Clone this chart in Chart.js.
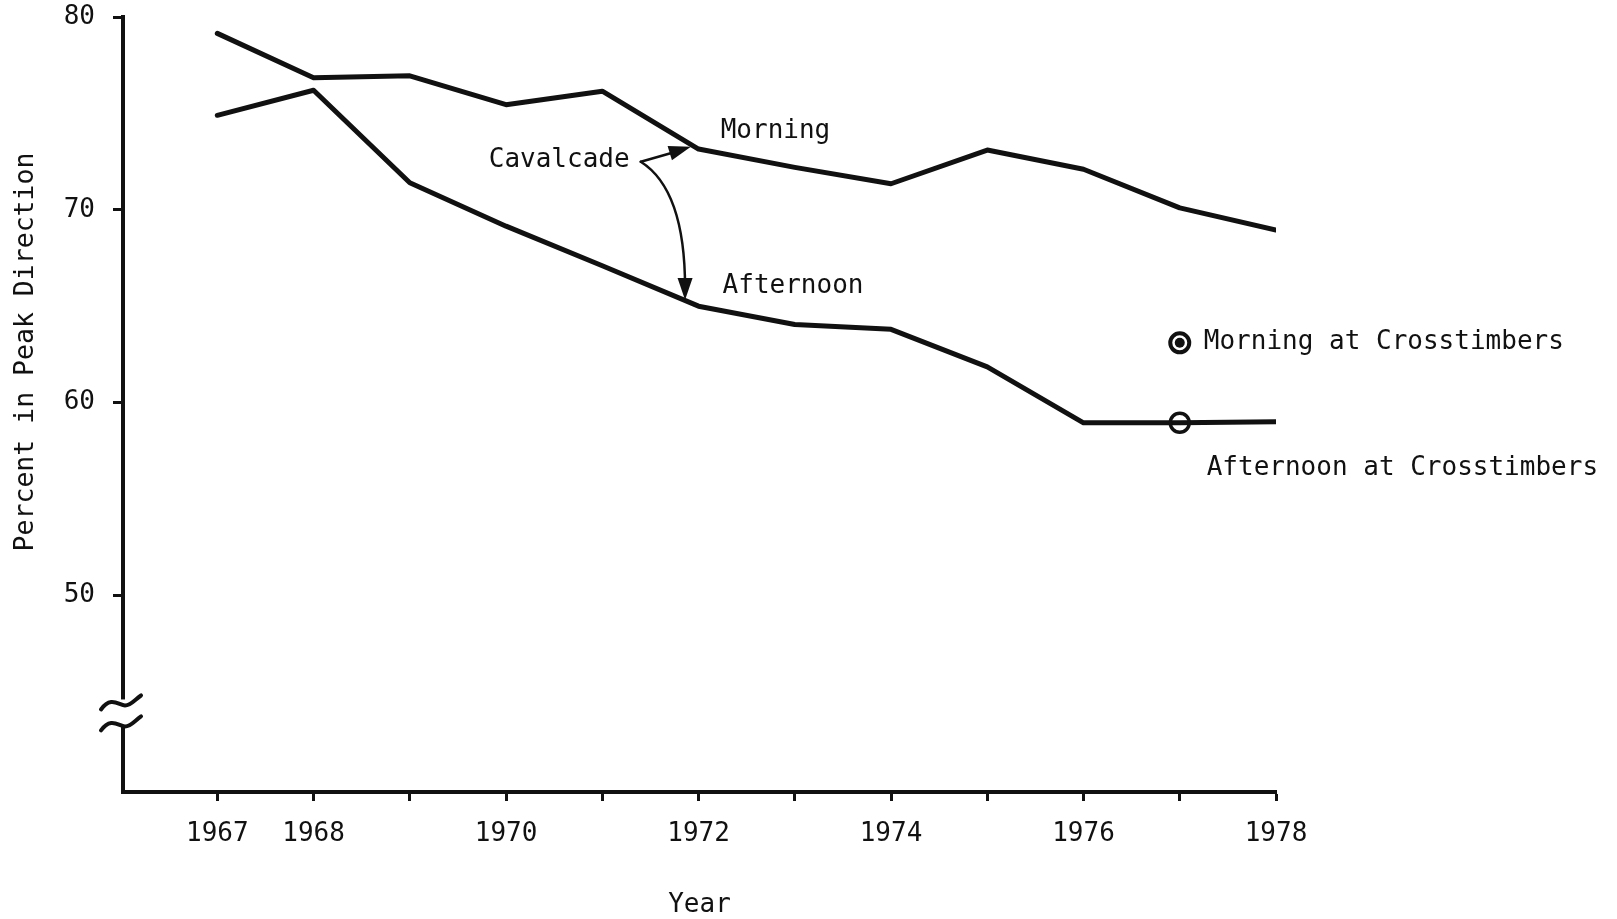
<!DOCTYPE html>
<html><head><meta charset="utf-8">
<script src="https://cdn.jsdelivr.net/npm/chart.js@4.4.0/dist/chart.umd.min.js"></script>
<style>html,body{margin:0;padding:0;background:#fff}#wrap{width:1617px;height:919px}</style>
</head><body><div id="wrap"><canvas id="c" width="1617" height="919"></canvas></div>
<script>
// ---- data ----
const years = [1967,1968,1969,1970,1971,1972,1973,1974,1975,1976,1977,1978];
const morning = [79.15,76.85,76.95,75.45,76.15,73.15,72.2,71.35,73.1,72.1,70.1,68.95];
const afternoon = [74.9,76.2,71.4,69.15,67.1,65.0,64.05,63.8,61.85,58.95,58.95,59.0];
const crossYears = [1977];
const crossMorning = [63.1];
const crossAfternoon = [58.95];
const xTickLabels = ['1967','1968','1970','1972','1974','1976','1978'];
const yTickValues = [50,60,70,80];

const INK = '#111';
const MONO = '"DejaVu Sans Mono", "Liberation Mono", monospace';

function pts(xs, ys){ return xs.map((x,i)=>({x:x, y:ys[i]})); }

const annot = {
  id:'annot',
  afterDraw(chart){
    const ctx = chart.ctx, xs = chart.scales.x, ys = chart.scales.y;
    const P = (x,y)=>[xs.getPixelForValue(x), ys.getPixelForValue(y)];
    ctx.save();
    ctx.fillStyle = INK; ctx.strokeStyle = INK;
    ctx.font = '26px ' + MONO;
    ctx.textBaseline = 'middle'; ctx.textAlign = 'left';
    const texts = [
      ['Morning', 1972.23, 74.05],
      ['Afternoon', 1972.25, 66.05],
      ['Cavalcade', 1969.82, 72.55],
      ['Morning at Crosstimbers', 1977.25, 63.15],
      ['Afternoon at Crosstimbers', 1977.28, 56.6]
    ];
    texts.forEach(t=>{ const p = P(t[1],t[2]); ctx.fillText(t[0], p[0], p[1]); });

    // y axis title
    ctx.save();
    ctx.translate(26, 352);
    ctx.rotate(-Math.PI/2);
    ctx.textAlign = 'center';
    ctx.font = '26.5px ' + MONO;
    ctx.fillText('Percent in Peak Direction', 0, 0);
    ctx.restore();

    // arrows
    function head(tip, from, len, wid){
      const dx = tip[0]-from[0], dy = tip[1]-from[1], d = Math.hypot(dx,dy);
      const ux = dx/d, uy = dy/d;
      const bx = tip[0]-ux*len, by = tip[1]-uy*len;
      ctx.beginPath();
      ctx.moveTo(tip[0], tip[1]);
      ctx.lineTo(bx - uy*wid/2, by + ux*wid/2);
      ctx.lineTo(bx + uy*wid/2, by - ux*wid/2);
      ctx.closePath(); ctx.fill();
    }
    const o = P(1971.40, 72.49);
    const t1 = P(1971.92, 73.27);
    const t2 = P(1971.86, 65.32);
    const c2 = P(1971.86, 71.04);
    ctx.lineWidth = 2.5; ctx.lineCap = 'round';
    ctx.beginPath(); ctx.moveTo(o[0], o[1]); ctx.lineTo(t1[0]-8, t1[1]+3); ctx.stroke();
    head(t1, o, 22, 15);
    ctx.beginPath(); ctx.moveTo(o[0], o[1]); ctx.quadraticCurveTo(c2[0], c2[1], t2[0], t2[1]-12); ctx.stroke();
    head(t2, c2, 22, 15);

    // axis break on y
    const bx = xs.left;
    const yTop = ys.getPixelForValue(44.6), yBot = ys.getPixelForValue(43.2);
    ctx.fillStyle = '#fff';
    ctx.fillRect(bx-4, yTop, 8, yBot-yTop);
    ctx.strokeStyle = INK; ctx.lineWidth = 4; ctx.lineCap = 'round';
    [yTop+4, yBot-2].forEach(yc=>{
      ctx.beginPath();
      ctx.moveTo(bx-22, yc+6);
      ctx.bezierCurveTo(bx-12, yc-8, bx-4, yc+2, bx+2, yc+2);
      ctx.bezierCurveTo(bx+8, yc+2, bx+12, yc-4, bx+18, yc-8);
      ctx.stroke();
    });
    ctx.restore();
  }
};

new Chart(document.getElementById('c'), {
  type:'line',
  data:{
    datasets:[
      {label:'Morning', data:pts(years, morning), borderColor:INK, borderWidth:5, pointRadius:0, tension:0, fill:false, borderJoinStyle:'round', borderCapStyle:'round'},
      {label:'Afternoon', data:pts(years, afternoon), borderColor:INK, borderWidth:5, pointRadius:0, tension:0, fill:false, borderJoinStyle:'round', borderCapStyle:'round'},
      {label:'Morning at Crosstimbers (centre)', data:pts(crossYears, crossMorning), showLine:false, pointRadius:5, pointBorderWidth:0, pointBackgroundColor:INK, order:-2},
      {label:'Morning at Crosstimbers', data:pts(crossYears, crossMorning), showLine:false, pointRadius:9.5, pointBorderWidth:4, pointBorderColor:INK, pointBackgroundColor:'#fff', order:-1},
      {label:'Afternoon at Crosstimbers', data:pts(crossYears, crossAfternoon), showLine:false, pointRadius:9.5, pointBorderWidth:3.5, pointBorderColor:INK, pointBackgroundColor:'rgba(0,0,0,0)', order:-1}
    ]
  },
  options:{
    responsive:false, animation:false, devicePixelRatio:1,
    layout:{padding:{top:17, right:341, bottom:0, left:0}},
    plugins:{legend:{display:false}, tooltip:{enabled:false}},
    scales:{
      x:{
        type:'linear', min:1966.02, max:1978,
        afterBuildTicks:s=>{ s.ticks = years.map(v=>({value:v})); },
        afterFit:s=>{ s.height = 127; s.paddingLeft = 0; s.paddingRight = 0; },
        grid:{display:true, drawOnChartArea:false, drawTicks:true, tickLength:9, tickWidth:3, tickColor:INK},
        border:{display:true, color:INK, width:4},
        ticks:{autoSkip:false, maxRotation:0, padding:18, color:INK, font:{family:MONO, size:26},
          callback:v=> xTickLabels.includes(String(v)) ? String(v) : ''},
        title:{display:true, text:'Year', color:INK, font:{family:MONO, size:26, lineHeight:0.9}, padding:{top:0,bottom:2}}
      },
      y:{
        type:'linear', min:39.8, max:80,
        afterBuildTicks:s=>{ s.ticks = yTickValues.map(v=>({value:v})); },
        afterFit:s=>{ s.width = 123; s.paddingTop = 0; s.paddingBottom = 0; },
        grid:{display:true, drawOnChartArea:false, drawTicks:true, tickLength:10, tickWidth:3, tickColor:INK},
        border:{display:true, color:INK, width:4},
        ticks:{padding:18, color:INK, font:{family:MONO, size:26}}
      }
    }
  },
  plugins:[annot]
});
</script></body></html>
-=-=-=-=-
Task requirements: Retype the whole listing, keeping every line identical and omitting all pictures.

Task solution:
Clone this chart in Chart.js.
<!DOCTYPE html>
<html><head><meta charset="utf-8">
<script src="https://cdn.jsdelivr.net/npm/chart.js@4.4.0/dist/chart.umd.min.js"></script>
<style>html,body{margin:0;padding:0;background:#fff}#wrap{width:1617px;height:919px}</style>
</head><body><div id="wrap"><canvas id="c" width="1617" height="919"></canvas></div>
<script>
// ---- data ----
const years = [1967,1968,1969,1970,1971,1972,1973,1974,1975,1976,1977,1978];
const morning = [79.15,76.85,76.95,75.45,76.15,73.15,72.2,71.35,73.1,72.1,70.1,68.95];
const afternoon = [74.9,76.2,71.4,69.15,67.1,65.0,64.05,63.8,61.85,58.95,58.95,59.0];
const crossYears = [1977];
const crossMorning = [63.1];
const crossAfternoon = [58.95];
const xTickLabels = ['1967','1968','1970','1972','1974','1976','1978'];
const yTickValues = [50,60,70,80];

const INK = '#111';
const MONO = '"DejaVu Sans Mono", "Liberation Mono", monospace';

function pts(xs, ys){ return xs.map((x,i)=>({x:x, y:ys[i]})); }

const annot = {
  id:'annot',
  afterDraw(chart){
    const ctx = chart.ctx, xs = chart.scales.x, ys = chart.scales.y;
    const P = (x,y)=>[xs.getPixelForValue(x), ys.getPixelForValue(y)];
    ctx.save();
    ctx.fillStyle = INK; ctx.strokeStyle = INK;
    ctx.font = '26px ' + MONO;
    ctx.textBaseline = 'middle'; ctx.textAlign = 'left';
    const texts = [
      ['Morning', 1972.23, 74.05],
      ['Afternoon', 1972.25, 66.05],
      ['Cavalcade', 1969.82, 72.55],
      ['Morning at Crosstimbers', 1977.25, 63.15],
      ['Afternoon at Crosstimbers', 1977.28, 56.6]
    ];
    texts.forEach(t=>{ const p = P(t[1],t[2]); ctx.fillText(t[0], p[0], p[1]); });

    // y axis title
    ctx.save();
    ctx.translate(26, 352);
    ctx.rotate(-Math.PI/2);
    ctx.textAlign = 'center';
    ctx.font = '26.5px ' + MONO;
    ctx.fillText('Percent in Peak Direction', 0, 0);
    ctx.restore();

    // arrows
    function head(tip, from, len, wid){
      const dx = tip[0]-from[0], dy = tip[1]-from[1], d = Math.hypot(dx,dy);
      const ux = dx/d, uy = dy/d;
      const bx = tip[0]-ux*len, by = tip[1]-uy*len;
      ctx.beginPath();
      ctx.moveTo(tip[0], tip[1]);
      ctx.lineTo(bx - uy*wid/2, by + ux*wid/2);
      ctx.lineTo(bx + uy*wid/2, by - ux*wid/2);
      ctx.closePath(); ctx.fill();
    }
    const o = P(1971.40, 72.49);
    const t1 = P(1971.92, 73.27);
    const t2 = P(1971.86, 65.32);
    const c2 = P(1971.86, 71.04);
    ctx.lineWidth = 2.5; ctx.lineCap = 'round';
    ctx.beginPath(); ctx.moveTo(o[0], o[1]); ctx.lineTo(t1[0]-8, t1[1]+3); ctx.stroke();
    head(t1, o, 22, 15);
    ctx.beginPath(); ctx.moveTo(o[0], o[1]); ctx.quadraticCurveTo(c2[0], c2[1], t2[0], t2[1]-12); ctx.stroke();
    head(t2, c2, 22, 15);

    // axis break on y
    const bx = xs.left;
    const yTop = ys.getPixelForValue(44.6), yBot = ys.getPixelForValue(43.2);
    ctx.fillStyle = '#fff';
    ctx.fillRect(bx-4, yTop, 8, yBot-yTop);
    ctx.strokeStyle = INK; ctx.lineWidth = 4; ctx.lineCap = 'round';
    [yTop+4, yBot-2].forEach(yc=>{
      ctx.beginPath();
      ctx.moveTo(bx-22, yc+6);
      ctx.bezierCurveTo(bx-12, yc-8, bx-4, yc+2, bx+2, yc+2);
      ctx.bezierCurveTo(bx+8, yc+2, bx+12, yc-4, bx+18, yc-8);
      ctx.stroke();
    });
    ctx.restore();
  }
};

new Chart(document.getElementById('c'), {
  type:'line',
  data:{
    datasets:[
      {label:'Morning', data:pts(years, morning), borderColor:INK, borderWidth:5, pointRadius:0, tension:0, fill:false, borderJoinStyle:'round', borderCapStyle:'round'},
      {label:'Afternoon', data:pts(years, afternoon), borderColor:INK, borderWidth:5, pointRadius:0, tension:0, fill:false, borderJoinStyle:'round', borderCapStyle:'round'},
      {label:'Morning at Crosstimbers (centre)', data:pts(crossYears, crossMorning), showLine:false, pointRadius:5, pointBorderWidth:0, pointBackgroundColor:INK, order:-2},
      {label:'Morning at Crosstimbers', data:pts(crossYears, crossMorning), showLine:false, pointRadius:9.5, pointBorderWidth:4, pointBorderColor:INK, pointBackgroundColor:'#fff', order:-1},
      {label:'Afternoon at Crosstimbers', data:pts(crossYears, crossAfternoon), showLine:false, pointRadius:9.5, pointBorderWidth:3.5, pointBorderColor:INK, pointBackgroundColor:'rgba(0,0,0,0)', order:-1}
    ]
  },
  options:{
    responsive:false, animation:false, devicePixelRatio:1,
    layout:{padding:{top:17, right:341, bottom:0, left:0}},
    plugins:{legend:{display:false}, tooltip:{enabled:false}},
    scales:{
      x:{
        type:'linear', min:1966.02, max:1978,
        afterBuildTicks:s=>{ s.ticks = years.map(v=>({value:v})); },
        afterFit:s=>{ s.height = 127; s.paddingLeft = 0; s.paddingRight = 0; },
        grid:{display:true, drawOnChartArea:false, drawTicks:true, tickLength:9, tickWidth:3, tickColor:INK},
        border:{display:true, color:INK, width:4},
        ticks:{autoSkip:false, maxRotation:0, padding:18, color:INK, font:{family:MONO, size:26},
          callback:v=> xTickLabels.includes(String(v)) ? String(v) : ''},
        title:{display:true, text:'Year', color:INK, font:{family:MONO, size:26, lineHeight:0.9}, padding:{top:0,bottom:2}}
      },
      y:{
        type:'linear', min:39.8, max:80,
        afterBuildTicks:s=>{ s.ticks = yTickValues.map(v=>({value:v})); },
        afterFit:s=>{ s.width = 123; s.paddingTop = 0; s.paddingBottom = 0; },
        grid:{display:true, drawOnChartArea:false, drawTicks:true, tickLength:10, tickWidth:3, tickColor:INK},
        border:{display:true, color:INK, width:4},
        ticks:{padding:18, color:INK, font:{family:MONO, size:26}}
      }
    }
  },
  plugins:[annot]
});
</script></body></html>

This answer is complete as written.